A secured creditor has a security interest in specific assets (collateral) that can be seized if the debt isn’t paid. This gives them priority over unsecured creditors. -
What is an unsecured creditor?
An unsecured creditor doesn’t have a claim on any specific assets. If the debtor defaults, they have to go to court to try to recover the debt. -
What happens if a business can’t pay its creditors?
Options include negotiating payment plans, debt consolidation, or, as a last resort, bankruptcy. -
How does a business’s credit score affect its relationships with creditors?
A good credit score makes it easier to get credit and can result in better terms, like lower interest rates. A bad credit score can make it hard to get credit and lead to higher borrowing costs. -
What is a credit agreement?
A credit agreement is a legally binding contract that outlines the terms of a loan or credit line. It includes details like the interest rate, payment schedule, and any collateral involved. -
What is a credit report?
A credit report is a detailed record of a business’s credit history. It includes information about past and current debts, payment behavior, and any bankruptcies or legal judgments. -
How can a business improve its credit score?
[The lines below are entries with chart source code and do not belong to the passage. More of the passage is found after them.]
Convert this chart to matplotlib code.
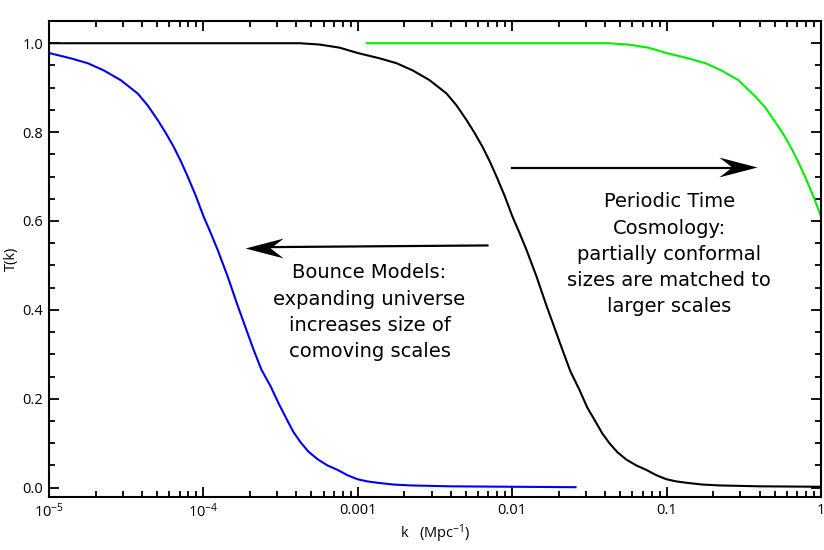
import matplotlib
matplotlib.use('Agg')
import matplotlib.pyplot as plt
from matplotlib.path import Path
from matplotlib.ticker import FixedLocator, MultipleLocator, LogLocator, NullFormatter

plt.rcParams['mathtext.default'] = 'regular'

# curves: log10(k / Mpc^-1) and T(k)
black_logk = [-5.0, -3.376, -3.247, -3.118, -3.001, -2.859, -2.749, -2.646, -2.536, -2.426,
              -2.361, -2.296, -2.244, -2.193, -2.147, -2.102, -2.050, -1.999, -1.953, -1.908,
              -1.843, -1.779, -1.727, -1.675, -1.624, -1.565, -1.514, -1.455, -1.417, -1.371,
              -1.320, -1.261, -1.197, -1.132, -1.067, -1.003, -0.938, -0.873, -0.770, -0.660,
              -0.401, 0.0]
black_T = [1.0, 1.0, 0.997, 0.99, 0.978, 0.966, 0.955, 0.939, 0.917, 0.887,
           0.860, 0.827, 0.798, 0.767, 0.735, 0.70, 0.657, 0.61, 0.573, 0.535,
           0.475, 0.41, 0.36, 0.31, 0.262, 0.22, 0.18, 0.145, 0.122, 0.10,
           0.08, 0.063, 0.05, 0.04, 0.028, 0.019, 0.014, 0.011, 0.007, 0.005,
           0.003, 0.002]

blue_logk = [-5.0, -4.859, -4.749, -4.646, -4.536, -4.426, -4.361, -4.296, -4.244, -4.193,
             -4.147, -4.102, -4.050, -3.999, -3.953, -3.908, -3.843, -3.779, -3.727, -3.675,
             -3.624, -3.565, -3.514, -3.455, -3.417, -3.371, -3.320, -3.261, -3.197, -3.132,
             -3.067, -3.003, -2.938, -2.873, -2.770, -2.660, -2.401, -2.0, -1.59]
blue_T = [0.978, 0.966, 0.955, 0.939, 0.917, 0.887, 0.860, 0.827, 0.798, 0.767,
          0.735, 0.70, 0.657, 0.61, 0.573, 0.535, 0.475, 0.41, 0.36, 0.31,
          0.265, 0.228, 0.19, 0.15, 0.125, 0.102, 0.081, 0.064, 0.05, 0.04,
          0.028, 0.019, 0.014, 0.011, 0.007, 0.005, 0.003, 0.002, 0.001]

green_logk = [-2.943, -1.376, -1.247, -1.118, -1.001, -0.859, -0.749, -0.646, -0.536, -0.426,
              -0.361, -0.296, -0.244, -0.193, -0.147, -0.102, -0.050, 0.0]
green_T = [1.0, 1.0, 0.997, 0.99, 0.978, 0.966, 0.955, 0.939, 0.917, 0.880,
           0.855, 0.822, 0.795, 0.764, 0.732, 0.698, 0.655, 0.61]

xtick_vals = [1e-5, 1e-4, 1e-3, 1e-2, 1e-1, 1]
xtick_labels = ['10$^{-5}$', '10$^{-4}$', '0.001', '0.01', '0.1', '1']
ytick_vals = [0.0, 0.2, 0.4, 0.6, 0.8, 1.0]

fig = plt.figure(figsize=(8.24, 5.5), dpi=100)
ax = fig.add_axes([0.0595, 0.0964, 0.937, 0.8654])

ax.plot([10 ** v for v in black_logk], black_T, color='black', lw=1.5)
ax.plot([10 ** v for v in blue_logk], blue_T, color='#0000ee', lw=1.5)
ax.plot([10 ** v for v in green_logk], green_T, color='#00ee00', lw=1.5)

ax.set_xscale('log')
ax.set_xlim(1e-5, 1)
ax.set_ylim(-0.021, 1.05)

ax.xaxis.set_major_locator(FixedLocator(xtick_vals))
ax.set_xticklabels(xtick_labels, fontsize=10.5, family='Open Sans')
ax.xaxis.set_minor_locator(LogLocator(base=10, subs=range(2, 10), numticks=20))
ax.xaxis.set_minor_formatter(NullFormatter())
ax.set_yticks(ytick_vals)
ax.set_yticklabels(['%.1f' % v for v in ytick_vals], fontsize=10.5, family='Open Sans')
ax.yaxis.set_minor_locator(MultipleLocator(0.05))

ax.tick_params(which='both', direction='in', top=True, right=True, width=1.3, pad=4)
ax.tick_params(which='major', length=7)
ax.tick_params(which='minor', length=4)
for s in ax.spines.values():
    s.set_linewidth(1.5)

ax.set_xlabel('k   (Mpc$^{-1}$)', fontsize=10.5, family='Open Sans', labelpad=1)
ax.set_ylabel('T(k)', fontsize=10.5, family='Open Sans', labelpad=3)

# stealth-style arrow heads, tip at the path origin
head_left = Path([(0, 0), (1, 0.26), (0.66, 0), (1, -0.26), (0, 0)],
                 [Path.MOVETO, Path.LINETO, Path.LINETO, Path.LINETO, Path.CLOSEPOLY])
head_right = Path([(0, 0), (-1, 0.26), (-0.66, 0), (-1, -0.26), (0, 0)],
                  [Path.MOVETO, Path.LINETO, Path.LINETO, Path.LINETO, Path.CLOSEPOLY])

ax.plot([6.9e-3, 2.2e-4], [0.545, 0.541], color='black', lw=1.6)
ax.plot([1.85e-4], [0.540], marker=head_left, ms=55, color='black', mew=0, zorder=5)
ax.plot([9.9e-3, 0.3], [0.72, 0.72], color='black', lw=1.6)
ax.plot([0.385], [0.721], marker=head_right, ms=55, color='black', mew=0, zorder=5)

ax.text(1.19e-3, 0.395, 'Bounce Models:\nexpanding universe\nincreases size of\ncomoving scales',
        ha='center', va='center', fontsize=14, linespacing=1.48)
ax.text(0.104, 0.525, 'Periodic Time\nCosmology:\npartially conformal\nsizes are matched to\nlarger scales',
        ha='center', va='center', fontsize=14, linespacing=1.48)

fig.savefig('out.png', dpi=100)
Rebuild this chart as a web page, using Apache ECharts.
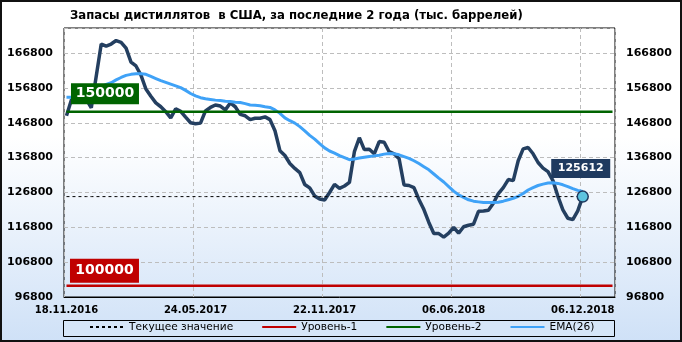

Pay bills on time, keep credit utilization low, and avoid applying for too much credit at once. -
What is accounts payable?
Accounts payable (AP) is the amount a business owes to its suppliers and other creditors for goods or services purchased on credit. It is a current liability on the balance sheet. -
What is days payable outstanding (DPO)?
Days payable outstanding (DPO) is a financial metric that measures the average number of days it takes a company to pay its suppliers. -
How does accounts payable affect a business’s cash flow?
Effective management of accounts payable can improve cash flow by allowing a business to delay payments to suppliers, freeing up cash for other needs.